More than 350 Foothills residents packed the Foothills Centennial Centre in Okotoks to talk about the rise in rural crime and what homeowners can do to protect their properties.
The MD of Foothills hosted a rural crime meeting on April 10 bringing together residents to hear from a panel consisting of RCMP members from Okotoks, Turner Valley, and High River detachments and the southern Alberta district, presidents of three Foothills-based rural crime watch associations, as well as representatives from MP John Barlow’s office and the office of the Alberta minister of justice and attorney general.
Residents came out to hear information about rural crime including statistics, protecting property, using excessive force, how rural crime watches work, and what the government intends to do to respond to rural crime.
Marlin Degrand, executive director of the law enforcement oversight branch of the justice minister’s office, said he was encouraged to see such a high turn-out at the meeting and active crime watch associations, because it takes the support of the entire community to help prevent rural crime.
“This is not a policing problem, this is not a courts problem, this is an Alberta community problem,” he said. “None of this happens in a vacuum.

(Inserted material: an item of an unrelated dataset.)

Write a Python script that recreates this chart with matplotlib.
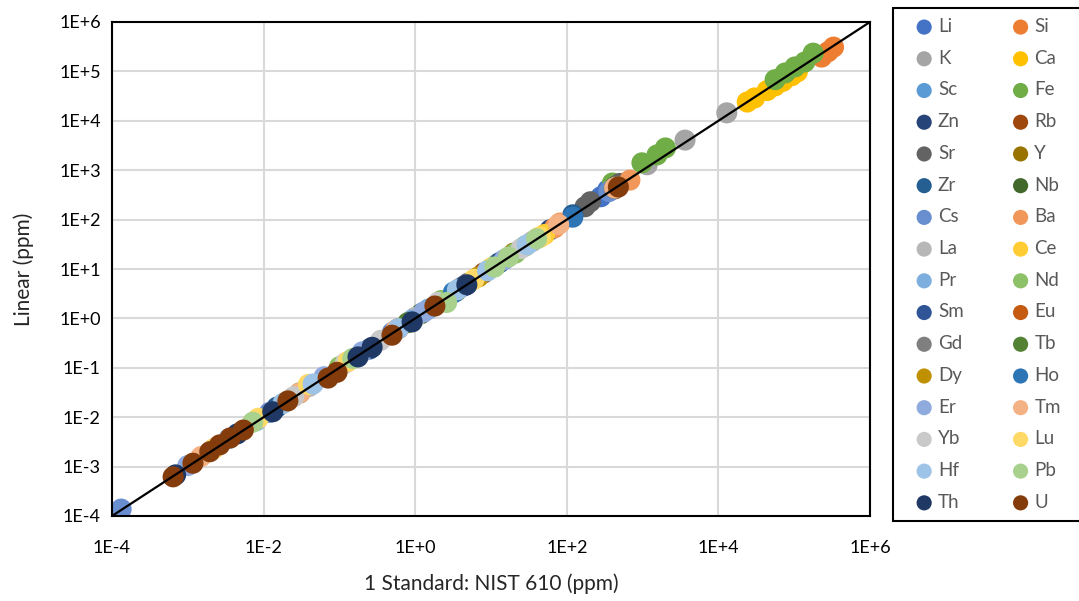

All of this happens in our backyards, and we need to encourage and foster the local community approach to dealing with this.”
Degrand said the provincial government has committed $8 million to bring 39 police officers and 40 civilian staff to Alberta on four rural crime reduction teams. In addition, the Province intends to replace 13 retiring prosecutors, and bring in an additional 10 prosecutors who will deal specifically with rural crime issues. There is also $2.2 million to pay more prosecutors, he said.

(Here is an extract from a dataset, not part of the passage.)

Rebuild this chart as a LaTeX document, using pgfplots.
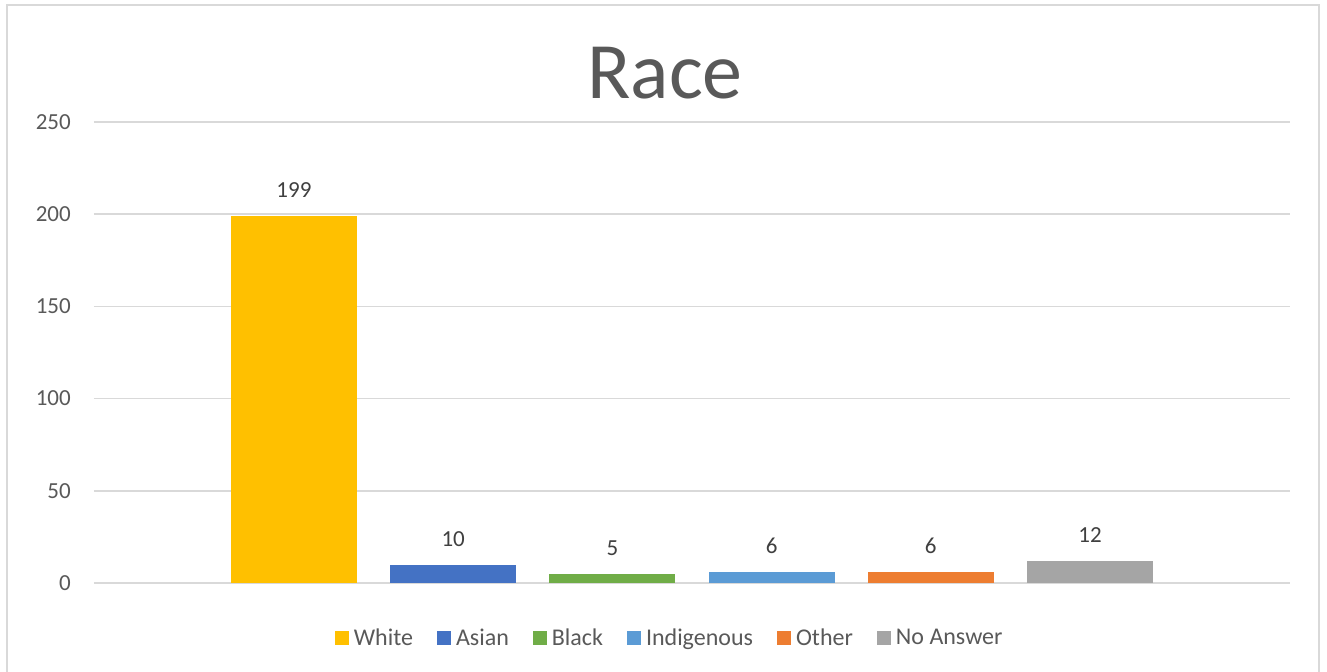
\documentclass[border=0pt]{standalone}
\usepackage{pgfplots}
\pgfplotsset{compat=1.18}
\usepackage{fontspec}
\setmainfont{Carlito}
\definecolor{cWhite}{HTML}{FFC000}
\definecolor{cAsian}{HTML}{4472C4}
\definecolor{cBlack}{HTML}{70AD47}
\definecolor{cIndig}{HTML}{5B9BD5}
\definecolor{cOther}{HTML}{ED7D31}
\definecolor{cNoAns}{HTML}{A5A5A5}
\definecolor{txtgray}{HTML}{595959}
\definecolor{lblgray}{HTML}{404040}
\definecolor{gridgray}{HTML}{D9D9D9}
\begin{document}
\begin{tikzpicture}
\path[use as bounding box] (-94bp,-89bp) rectangle (1233bp,583bp);
\begin{axis}[
  at={(0,0)}, anchor=south west,
  scale only axis,
  width=1196bp, height=461bp,
  xmin=-1.256, xmax=6.256,
  ymin=0, ymax=250,
  ytick={0,50,100,150,200,250},
  xtick=\empty,
  ymajorgrids,
  major grid style={draw=gridgray, line width=1.5bp},
  axis line style={draw=none},
  tick style={draw=none},
  major tick length=0pt,
  /pgf/number format/assume math mode=true,
  yticklabel style={font=\fontsize{23bp}{28bp}\selectfont, text=txtgray, inner sep=0pt, xshift=-23bp},
  ybar, bar width=126bp, bar shift=0pt,
  nodes near coords,
  every node near coord/.append style={font=\fontsize{23bp}{28bp}\selectfont, text=lblgray, inner sep=0pt, yshift=18bp},
  clip=false,
  title={Race},
  title style={at={(axis description cs:0.4774,1.039)}, anchor=base, font=\fontsize{80bp}{90bp}\selectfont, text=txtgray, inner sep=0pt},
  legend columns=6,
  legend image code/.code={\fill[#1] (0bp,-7bp) rectangle (14bp,7bp);},
  legend style={at={(axis description cs:0.4805,-0.119)}, anchor=center, draw=none, fill=none,
    font=\fontsize{24bp}{28bp}\selectfont, text=txtgray,
    nodes={inner sep=0pt},
    /tikz/every odd column/.append style={column sep=5bp},
    /tikz/every even column/.append style={column sep=24bp}},
]
\addplot[fill=cWhite, draw=none] coordinates {(0,199)};
\addplot[fill=cAsian, draw=none] coordinates {(1,10)};
\addplot[fill=cBlack, draw=none] coordinates {(2,5)};
\addplot[fill=cIndig, draw=none] coordinates {(3,6)};
\addplot[fill=cOther, draw=none] coordinates {(4,6)};
\addplot[fill=cNoAns, draw=none] coordinates {(5,12)};
\legend{White,Asian,Black,Indigenous,Other,No Answer}
\end{axis}
\draw[gridgray, line width=2bp] (-87bp,-89bp) -- (-87bp,578bp) -- (1225bp,578bp) -- (1225bp,-89bp);
\end{tikzpicture}
\end{document}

Foothills resident Vicki Morrison said she hopes having more prosecutors in the province will help, because the system seems to be broken.
“They arrest these guys and women, and two days later they’re out again,” she said. “They can only do what they can do then it goes to the next level, and if the next level is failing then they’re back on the streets committing crimes again.”

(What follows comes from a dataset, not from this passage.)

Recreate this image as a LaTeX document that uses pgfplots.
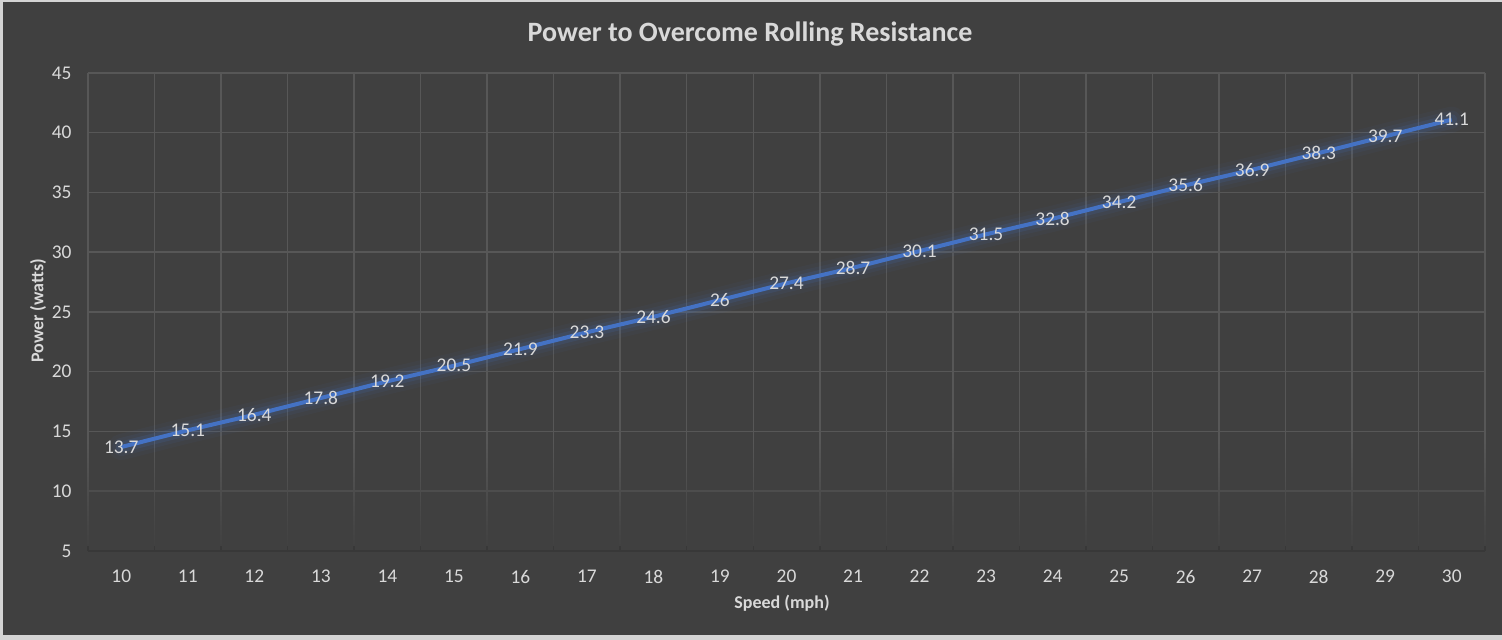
\documentclass[border=0pt]{standalone}
\usepackage{pgfplots}
\pgfplotsset{compat=1.18}
\usepackage{fontspec}
\setmainfont{Carlito}
\usetikzlibrary{fadings}
\definecolor{bg}{HTML}{404040}
\definecolor{txt}{HTML}{D9D9D9}
\definecolor{gridc}{HTML}{575757}
\definecolor{bline}{HTML}{4472C4}
\definecolor{frame}{HTML}{D4D4D4}
\definecolor{botline}{HTML}{383838}
\tikzfading[name=gridfade, top color=transparent!100, bottom color=transparent!0]
\begin{document}
\begin{tikzpicture}
\fill[frame] (0,0) rectangle (751pt,320pt);
\fill[bg] (1.5pt,2.5pt) rectangle (751pt,319pt);
\begin{axis}[
  at={(44pt,44.5pt)}, anchor=south west,
  scale only axis, width=698.5pt, height=239pt,
  xmin=9.5, xmax=30.5, ymin=5, ymax=45,
  xtick={10,...,30}, ytick={5,10,...,45},
  minor xtick={9.5,10.5,...,30.5},
  xminorgrids, ymajorgrids,
  axis line style={draw=none},
  major tick length=0pt, minor tick length=0pt,
  grid style={gridc, line width=0.75pt},
  minor grid style={gridc, line width=0.75pt},
  tick label style={font=\fontsize{9.7}{11}\selectfont, text=txt},
  /pgf/number format/assume math mode=true,
  xticklabel style={yshift=-6pt},
  yticklabel style={xshift=-4.7pt},
  clip=false,
]
\fill[bg, path fading=gridfade] (axis cs:9.4,4.8) rectangle (axis cs:30.6,14);
\draw[botline, line width=0.75pt] (axis cs:9.5,5) -- (axis cs:30.5,5);
\pgfplotsinvokeforeach{9.5,10.5,...,30.5}{\draw[botline, line width=0.75pt] (axis cs:#1,5) -- (axis cs:#1,5.42);}
\pgfplotstableread{
x y
10 13.7
11 15.1
12 16.4
13 17.8
14 19.2
15 20.5
16 21.9
17 23.3
18 24.6
19 26
20 27.4
21 28.7
22 30.1
23 31.5
24 32.8
25 34.2
26 35.6
27 36.9
28 38.3
29 39.7
30 41.1
}\datatable
\addplot[bline, opacity=0.05, line width=13pt, line cap=round] table[x=x,y=y] {\datatable};
\addplot[bline, opacity=0.08, line width=9pt, line cap=round] table[x=x,y=y] {\datatable};
\addplot[bline, opacity=0.14, line width=5.5pt, line cap=round] table[x=x,y=y] {\datatable};
\addplot[bline, line width=2pt, line join=round,
  nodes near coords,
  nodes near coords style={anchor=center, font=\fontsize{9.7}{11}\selectfont, text=txt}]
  table[x=x,y=y] {\datatable};
\end{axis}
\node[text=txt, font=\fontsize{14}{16}\selectfont\bfseries] at (375pt,303pt) {Power to Overcome Rolling Resistance};
\node[text=txt, font=\fontsize{9}{11}\selectfont\bfseries] at (391pt,18.5pt) {Speed (mph)};
\node[text=txt, font=\fontsize{9}{11}\selectfont\bfseries, rotate=90] at (19pt,164.5pt) {Power (watts)};
\end{tikzpicture}
\end{document}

Morrison took the opportunity to speak to crime watch members at the meeting and signed up for the High Country Rural Crime Watch, which covers the west region of the Foothills, including the Black Diamond, Turner Valley, Longview and Priddis areas.
With her yellow crime watch sign in-hand, Morrison said it’s important for the rural community to show solidarity and get more eyes and ears open in their neighbourhoods.
“It should be a deterrent for people to know that they know their neighbours, for somebody trespassing to know the neighbours talk,” she said. “If everyone in the area has these signs, you can assume they’re talking to each other.”
Morrison said there were conflicting messages at the meeting, with police and rural crime watch members telling residents to protect their property by locking gates, but also encouraging more communication.
You can’t have open lines of communication if the driveways are all barricaded, she said.
“It’s not consistent with the message they’re saying here, about communicating and knowing what each other are doing, and being nosy, and knowing who should be there or who shouldn’t be there,” said Morrison. “So I’m going to lock my gate so you can’t even come over for a cup of coffee? How is anyone who doesn’t know the person’s phone number supposed to get past the gate to even say hello?”
She said a friend moved into their area fairly recently, and it took her two years to meet some of the neighbours because of locked gates. That’s not the way it should be, said Morrison.
Keeping properties locked down not only discourages communication, it also promotes fear among residents, she said.
“It’s not about making the innocent people feel afraid, it should be about making the guilty people afraid and so far the message hasn’t been that,” said Morrison. “We’re being told to lock our gates, get alarms. So far it’s been making the innocent people feel afraid.”
Coun. Suzanne Oel, president of the High Country Rural Crime Watch, said installing gates, motion-sensor lighting, cameras and alarms are about being proactive and deterring criminal activity. They should make residences less of a target to criminals, she said.
In addition, she encouraged meeting attendees to be aware of their neighbours and report any suspicious activity to the police and also to the rural crime watch groups.
“We can warn each other about what’s going on and we can help each other prepare for an emergency or scary situation,” said Oel.
She said High Country Rural Crime Watch is arranging meetings to deal specifically with self-defence. In the meantime, it’s important for people to be in touch with their neighbours, to be vigilant and informed, said Oel.
Residents can also lobby provincial and federal governments to see changes in the justice system, she said.
Don Larson, president of the Foothills Rural Crime Watch, said everyone needs to get nosy and get to know exactly which vehicles belong on the roads in order to help identify suspicious behaviour.
“It’s very simple. We have to start looking out for each and every one of us,” said Larson. “Through education and awareness, and reporting everything we see, those little trivial matters, if we report enough times we’ve seen a certain vehicle in the area, it draws attention to it.”